Supplied data
┏━━

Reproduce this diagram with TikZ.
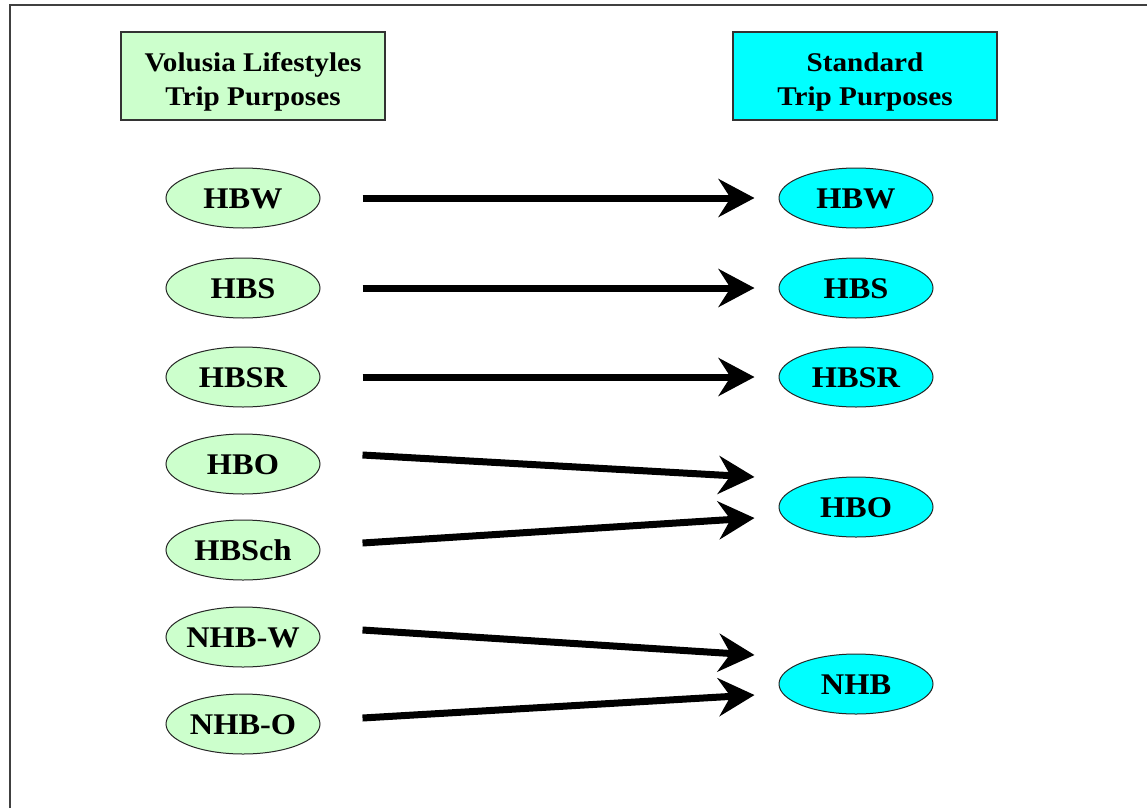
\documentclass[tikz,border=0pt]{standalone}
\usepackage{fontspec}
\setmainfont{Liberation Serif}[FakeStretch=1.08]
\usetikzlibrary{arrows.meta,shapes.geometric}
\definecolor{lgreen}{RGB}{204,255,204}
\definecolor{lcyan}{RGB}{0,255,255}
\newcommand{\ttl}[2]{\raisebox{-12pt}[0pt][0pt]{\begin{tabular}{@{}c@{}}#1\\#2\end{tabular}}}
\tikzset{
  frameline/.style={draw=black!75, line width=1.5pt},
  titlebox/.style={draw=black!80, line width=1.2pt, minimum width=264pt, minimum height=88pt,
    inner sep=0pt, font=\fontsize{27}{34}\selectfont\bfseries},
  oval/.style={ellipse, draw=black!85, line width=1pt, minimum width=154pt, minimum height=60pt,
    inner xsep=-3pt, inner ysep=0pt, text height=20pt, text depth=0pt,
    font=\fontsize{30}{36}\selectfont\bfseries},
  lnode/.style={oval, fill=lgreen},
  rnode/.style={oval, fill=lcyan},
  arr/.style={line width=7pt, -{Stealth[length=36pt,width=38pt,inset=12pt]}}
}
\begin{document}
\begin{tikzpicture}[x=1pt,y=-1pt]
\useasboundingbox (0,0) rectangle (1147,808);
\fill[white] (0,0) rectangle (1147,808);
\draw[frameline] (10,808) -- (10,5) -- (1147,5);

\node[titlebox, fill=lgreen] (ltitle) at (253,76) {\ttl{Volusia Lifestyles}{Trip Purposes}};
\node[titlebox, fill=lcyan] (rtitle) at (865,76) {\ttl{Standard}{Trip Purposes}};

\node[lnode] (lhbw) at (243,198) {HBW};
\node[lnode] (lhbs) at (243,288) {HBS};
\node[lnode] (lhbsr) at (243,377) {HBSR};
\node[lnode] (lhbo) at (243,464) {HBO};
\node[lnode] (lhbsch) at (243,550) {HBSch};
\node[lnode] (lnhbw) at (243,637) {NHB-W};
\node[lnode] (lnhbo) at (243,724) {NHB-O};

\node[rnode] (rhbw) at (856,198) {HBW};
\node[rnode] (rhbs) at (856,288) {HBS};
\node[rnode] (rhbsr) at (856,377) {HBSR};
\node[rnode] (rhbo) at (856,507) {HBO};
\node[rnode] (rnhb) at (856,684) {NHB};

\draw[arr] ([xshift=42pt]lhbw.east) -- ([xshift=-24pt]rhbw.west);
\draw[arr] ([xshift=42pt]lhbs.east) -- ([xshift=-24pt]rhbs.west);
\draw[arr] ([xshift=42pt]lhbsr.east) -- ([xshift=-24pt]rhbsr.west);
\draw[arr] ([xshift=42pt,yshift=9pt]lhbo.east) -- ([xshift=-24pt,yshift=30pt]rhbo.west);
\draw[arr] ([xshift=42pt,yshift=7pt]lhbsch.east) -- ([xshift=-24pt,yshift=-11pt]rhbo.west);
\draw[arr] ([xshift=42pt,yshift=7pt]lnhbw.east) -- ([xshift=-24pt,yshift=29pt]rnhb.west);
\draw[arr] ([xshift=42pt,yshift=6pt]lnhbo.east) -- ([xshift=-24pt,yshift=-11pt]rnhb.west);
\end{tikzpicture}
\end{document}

┗━━

What you need to do
Extract the full listing exactly, with the pictures left out.

Written answer
Reproduce this diagram with TikZ.
\documentclass[tikz,border=0pt]{standalone}
\usepackage{fontspec}
\setmainfont{Liberation Serif}[FakeStretch=1.08]
\usetikzlibrary{arrows.meta,shapes.geometric}
\definecolor{lgreen}{RGB}{204,255,204}
\definecolor{lcyan}{RGB}{0,255,255}
\newcommand{\ttl}[2]{\raisebox{-12pt}[0pt][0pt]{\begin{tabular}{@{}c@{}}#1\\#2\end{tabular}}}
\tikzset{
  frameline/.style={draw=black!75, line width=1.5pt},
  titlebox/.style={draw=black!80, line width=1.2pt, minimum width=264pt, minimum height=88pt,
    inner sep=0pt, font=\fontsize{27}{34}\selectfont\bfseries},
  oval/.style={ellipse, draw=black!85, line width=1pt, minimum width=154pt, minimum height=60pt,
    inner xsep=-3pt, inner ysep=0pt, text height=20pt, text depth=0pt,
    font=\fontsize{30}{36}\selectfont\bfseries},
  lnode/.style={oval, fill=lgreen},
  rnode/.style={oval, fill=lcyan},
  arr/.style={line width=7pt, -{Stealth[length=36pt,width=38pt,inset=12pt]}}
}
\begin{document}
\begin{tikzpicture}[x=1pt,y=-1pt]
\useasboundingbox (0,0) rectangle (1147,808);
\fill[white] (0,0) rectangle (1147,808);
\draw[frameline] (10,808) -- (10,5) -- (1147,5);

\node[titlebox, fill=lgreen] (ltitle) at (253,76) {\ttl{Volusia Lifestyles}{Trip Purposes}};
\node[titlebox, fill=lcyan] (rtitle) at (865,76) {\ttl{Standard}{Trip Purposes}};

\node[lnode] (lhbw) at (243,198) {HBW};
\node[lnode] (lhbs) at (243,288) {HBS};
\node[lnode] (lhbsr) at (243,377) {HBSR};
\node[lnode] (lhbo) at (243,464) {HBO};
\node[lnode] (lhbsch) at (243,550) {HBSch};
\node[lnode] (lnhbw) at (243,637) {NHB-W};
\node[lnode] (lnhbo) at (243,724) {NHB-O};

\node[rnode] (rhbw) at (856,198) {HBW};
\node[rnode] (rhbs) at (856,288) {HBS};
\node[rnode] (rhbsr) at (856,377) {HBSR};
\node[rnode] (rhbo) at (856,507) {HBO};
\node[rnode] (rnhb) at (856,684) {NHB};

\draw[arr] ([xshift=42pt]lhbw.east) -- ([xshift=-24pt]rhbw.west);
\draw[arr] ([xshift=42pt]lhbs.east) -- ([xshift=-24pt]rhbs.west);
\draw[arr] ([xshift=42pt]lhbsr.east) -- ([xshift=-24pt]rhbsr.west);
\draw[arr] ([xshift=42pt,yshift=9pt]lhbo.east) -- ([xshift=-24pt,yshift=30pt]rhbo.west);
\draw[arr] ([xshift=42pt,yshift=7pt]lhbsch.east) -- ([xshift=-24pt,yshift=-11pt]rhbo.west);
\draw[arr] ([xshift=42pt,yshift=7pt]lnhbw.east) -- ([xshift=-24pt,yshift=29pt]rnhb.west);
\draw[arr] ([xshift=42pt,yshift=6pt]lnhbo.east) -- ([xshift=-24pt,yshift=-11pt]rnhb.west);
\end{tikzpicture}
\end{document}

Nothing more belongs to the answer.